Charts and diagrams as code
⁂
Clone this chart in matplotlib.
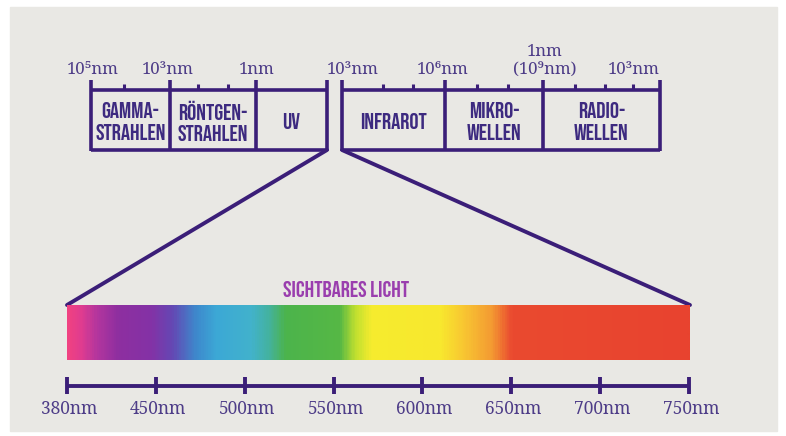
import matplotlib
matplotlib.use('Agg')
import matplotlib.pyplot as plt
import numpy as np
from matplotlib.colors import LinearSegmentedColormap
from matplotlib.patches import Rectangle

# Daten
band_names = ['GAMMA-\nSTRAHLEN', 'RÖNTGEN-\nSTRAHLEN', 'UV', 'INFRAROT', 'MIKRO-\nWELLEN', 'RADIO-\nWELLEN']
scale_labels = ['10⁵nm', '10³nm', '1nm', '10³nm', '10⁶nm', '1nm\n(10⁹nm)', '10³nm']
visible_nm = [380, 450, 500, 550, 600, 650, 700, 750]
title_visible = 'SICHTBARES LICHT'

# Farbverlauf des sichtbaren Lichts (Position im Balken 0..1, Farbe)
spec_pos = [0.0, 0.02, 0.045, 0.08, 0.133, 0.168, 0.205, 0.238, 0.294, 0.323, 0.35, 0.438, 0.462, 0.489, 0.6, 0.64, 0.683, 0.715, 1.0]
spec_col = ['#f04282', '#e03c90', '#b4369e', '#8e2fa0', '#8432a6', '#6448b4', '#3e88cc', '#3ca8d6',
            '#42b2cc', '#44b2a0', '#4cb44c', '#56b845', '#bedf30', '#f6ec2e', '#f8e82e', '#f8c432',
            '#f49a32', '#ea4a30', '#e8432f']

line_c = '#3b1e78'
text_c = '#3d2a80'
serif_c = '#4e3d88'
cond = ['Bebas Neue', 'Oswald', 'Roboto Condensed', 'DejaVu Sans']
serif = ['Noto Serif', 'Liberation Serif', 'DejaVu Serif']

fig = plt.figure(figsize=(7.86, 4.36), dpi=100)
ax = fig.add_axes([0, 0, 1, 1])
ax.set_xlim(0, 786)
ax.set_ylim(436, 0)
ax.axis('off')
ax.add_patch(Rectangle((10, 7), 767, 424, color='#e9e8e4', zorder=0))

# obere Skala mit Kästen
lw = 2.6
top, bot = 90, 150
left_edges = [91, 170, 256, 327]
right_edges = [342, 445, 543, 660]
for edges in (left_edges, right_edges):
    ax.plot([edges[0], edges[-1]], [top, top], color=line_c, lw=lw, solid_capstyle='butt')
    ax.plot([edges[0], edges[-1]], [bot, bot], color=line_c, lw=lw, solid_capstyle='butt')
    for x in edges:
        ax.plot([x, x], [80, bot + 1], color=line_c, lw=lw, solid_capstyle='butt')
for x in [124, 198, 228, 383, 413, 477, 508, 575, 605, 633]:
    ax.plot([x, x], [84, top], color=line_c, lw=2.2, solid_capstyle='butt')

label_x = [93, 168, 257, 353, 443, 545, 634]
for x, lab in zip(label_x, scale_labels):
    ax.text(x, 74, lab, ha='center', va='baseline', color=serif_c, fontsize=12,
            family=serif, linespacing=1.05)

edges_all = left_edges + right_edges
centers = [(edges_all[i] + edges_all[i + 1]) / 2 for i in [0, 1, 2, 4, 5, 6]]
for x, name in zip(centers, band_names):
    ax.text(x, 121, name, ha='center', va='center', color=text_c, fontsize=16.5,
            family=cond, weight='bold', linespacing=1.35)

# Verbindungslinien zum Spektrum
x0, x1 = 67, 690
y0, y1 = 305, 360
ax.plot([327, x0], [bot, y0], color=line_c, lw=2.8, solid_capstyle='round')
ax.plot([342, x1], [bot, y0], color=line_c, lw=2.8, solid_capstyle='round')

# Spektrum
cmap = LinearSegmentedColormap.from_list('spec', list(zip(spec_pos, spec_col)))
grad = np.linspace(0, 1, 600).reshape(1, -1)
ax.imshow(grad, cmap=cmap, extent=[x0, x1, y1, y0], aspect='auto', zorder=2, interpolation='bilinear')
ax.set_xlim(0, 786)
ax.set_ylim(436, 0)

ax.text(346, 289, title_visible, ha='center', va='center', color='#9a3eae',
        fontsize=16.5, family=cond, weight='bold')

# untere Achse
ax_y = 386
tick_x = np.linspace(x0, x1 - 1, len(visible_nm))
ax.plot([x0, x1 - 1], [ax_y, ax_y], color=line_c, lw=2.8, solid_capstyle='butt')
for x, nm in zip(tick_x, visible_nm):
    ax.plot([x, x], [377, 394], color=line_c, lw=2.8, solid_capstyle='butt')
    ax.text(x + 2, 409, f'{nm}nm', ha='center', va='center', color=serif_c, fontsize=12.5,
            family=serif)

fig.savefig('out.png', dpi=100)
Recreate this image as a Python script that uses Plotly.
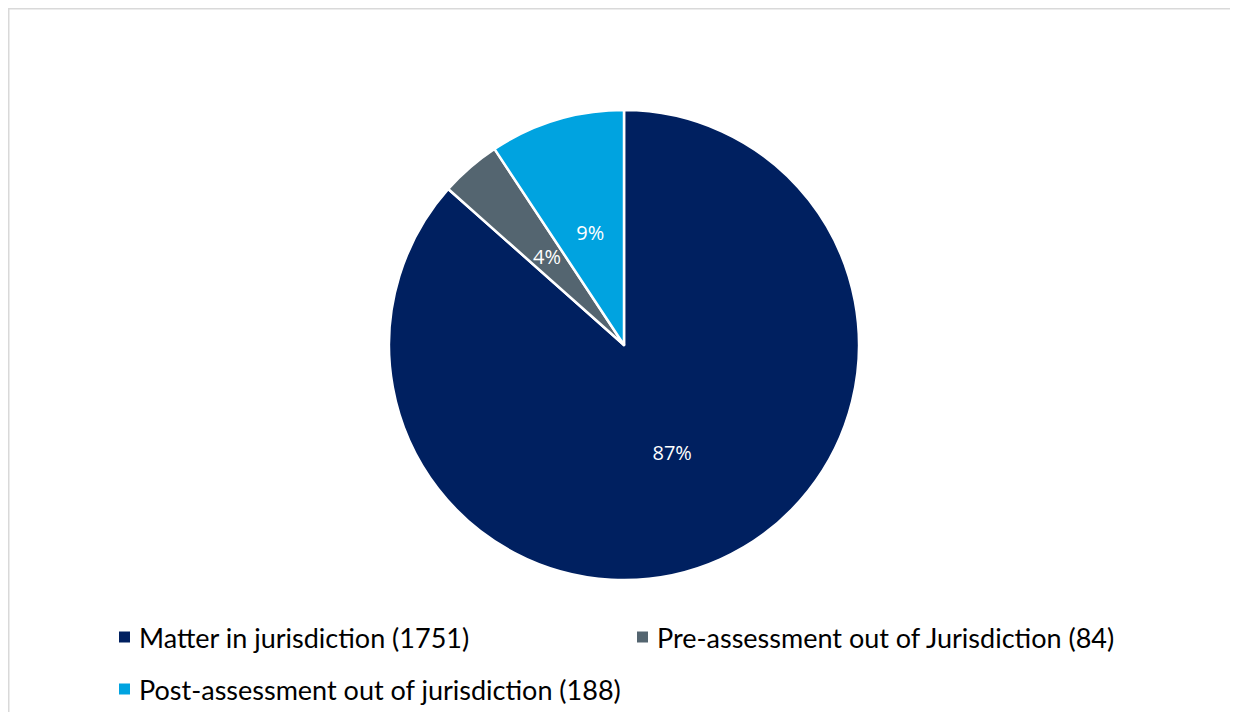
⁂
◆ Prompt:
Exclude the pictures, and transcribe all of the material exactly.

◆ The completed task:
Clone this chart in matplotlib.
import matplotlib
matplotlib.use('Agg')
import matplotlib.pyplot as plt
import numpy as np
from matplotlib.colors import LinearSegmentedColormap
from matplotlib.patches import Rectangle

# Daten
band_names = ['GAMMA-\nSTRAHLEN', 'RÖNTGEN-\nSTRAHLEN', 'UV', 'INFRAROT', 'MIKRO-\nWELLEN', 'RADIO-\nWELLEN']
scale_labels = ['10⁵nm', '10³nm', '1nm', '10³nm', '10⁶nm', '1nm\n(10⁹nm)', '10³nm']
visible_nm = [380, 450, 500, 550, 600, 650, 700, 750]
title_visible = 'SICHTBARES LICHT'

# Farbverlauf des sichtbaren Lichts (Position im Balken 0..1, Farbe)
spec_pos = [0.0, 0.02, 0.045, 0.08, 0.133, 0.168, 0.205, 0.238, 0.294, 0.323, 0.35, 0.438, 0.462, 0.489, 0.6, 0.64, 0.683, 0.715, 1.0]
spec_col = ['#f04282', '#e03c90', '#b4369e', '#8e2fa0', '#8432a6', '#6448b4', '#3e88cc', '#3ca8d6',
            '#42b2cc', '#44b2a0', '#4cb44c', '#56b845', '#bedf30', '#f6ec2e', '#f8e82e', '#f8c432',
            '#f49a32', '#ea4a30', '#e8432f']

line_c = '#3b1e78'
text_c = '#3d2a80'
serif_c = '#4e3d88'
cond = ['Bebas Neue', 'Oswald', 'Roboto Condensed', 'DejaVu Sans']
serif = ['Noto Serif', 'Liberation Serif', 'DejaVu Serif']

fig = plt.figure(figsize=(7.86, 4.36), dpi=100)
ax = fig.add_axes([0, 0, 1, 1])
ax.set_xlim(0, 786)
ax.set_ylim(436, 0)
ax.axis('off')
ax.add_patch(Rectangle((10, 7), 767, 424, color='#e9e8e4', zorder=0))

# obere Skala mit Kästen
lw = 2.6
top, bot = 90, 150
left_edges = [91, 170, 256, 327]
right_edges = [342, 445, 543, 660]
for edges in (left_edges, right_edges):
    ax.plot([edges[0], edges[-1]], [top, top], color=line_c, lw=lw, solid_capstyle='butt')
    ax.plot([edges[0], edges[-1]], [bot, bot], color=line_c, lw=lw, solid_capstyle='butt')
    for x in edges:
        ax.plot([x, x], [80, bot + 1], color=line_c, lw=lw, solid_capstyle='butt')
for x in [124, 198, 228, 383, 413, 477, 508, 575, 605, 633]:
    ax.plot([x, x], [84, top], color=line_c, lw=2.2, solid_capstyle='butt')

label_x = [93, 168, 257, 353, 443, 545, 634]
for x, lab in zip(label_x, scale_labels):
    ax.text(x, 74, lab, ha='center', va='baseline', color=serif_c, fontsize=12,
            family=serif, linespacing=1.05)

edges_all = left_edges + right_edges
centers = [(edges_all[i] + edges_all[i + 1]) / 2 for i in [0, 1, 2, 4, 5, 6]]
for x, name in zip(centers, band_names):
    ax.text(x, 121, name, ha='center', va='center', color=text_c, fontsize=16.5,
            family=cond, weight='bold', linespacing=1.35)

# Verbindungslinien zum Spektrum
x0, x1 = 67, 690
y0, y1 = 305, 360
ax.plot([327, x0], [bot, y0], color=line_c, lw=2.8, solid_capstyle='round')
ax.plot([342, x1], [bot, y0], color=line_c, lw=2.8, solid_capstyle='round')

# Spektrum
cmap = LinearSegmentedColormap.from_list('spec', list(zip(spec_pos, spec_col)))
grad = np.linspace(0, 1, 600).reshape(1, -1)
ax.imshow(grad, cmap=cmap, extent=[x0, x1, y1, y0], aspect='auto', zorder=2, interpolation='bilinear')
ax.set_xlim(0, 786)
ax.set_ylim(436, 0)

ax.text(346, 289, title_visible, ha='center', va='center', color='#9a3eae',
        fontsize=16.5, family=cond, weight='bold')

# untere Achse
ax_y = 386
tick_x = np.linspace(x0, x1 - 1, len(visible_nm))
ax.plot([x0, x1 - 1], [ax_y, ax_y], color=line_c, lw=2.8, solid_capstyle='butt')
for x, nm in zip(tick_x, visible_nm):
    ax.plot([x, x], [377, 394], color=line_c, lw=2.8, solid_capstyle='butt')
    ax.text(x + 2, 409, f'{nm}nm', ha='center', va='center', color=serif_c, fontsize=12.5,
            family=serif)

fig.savefig('out.png', dpi=100)
Recreate this image as a Python script that uses Plotly.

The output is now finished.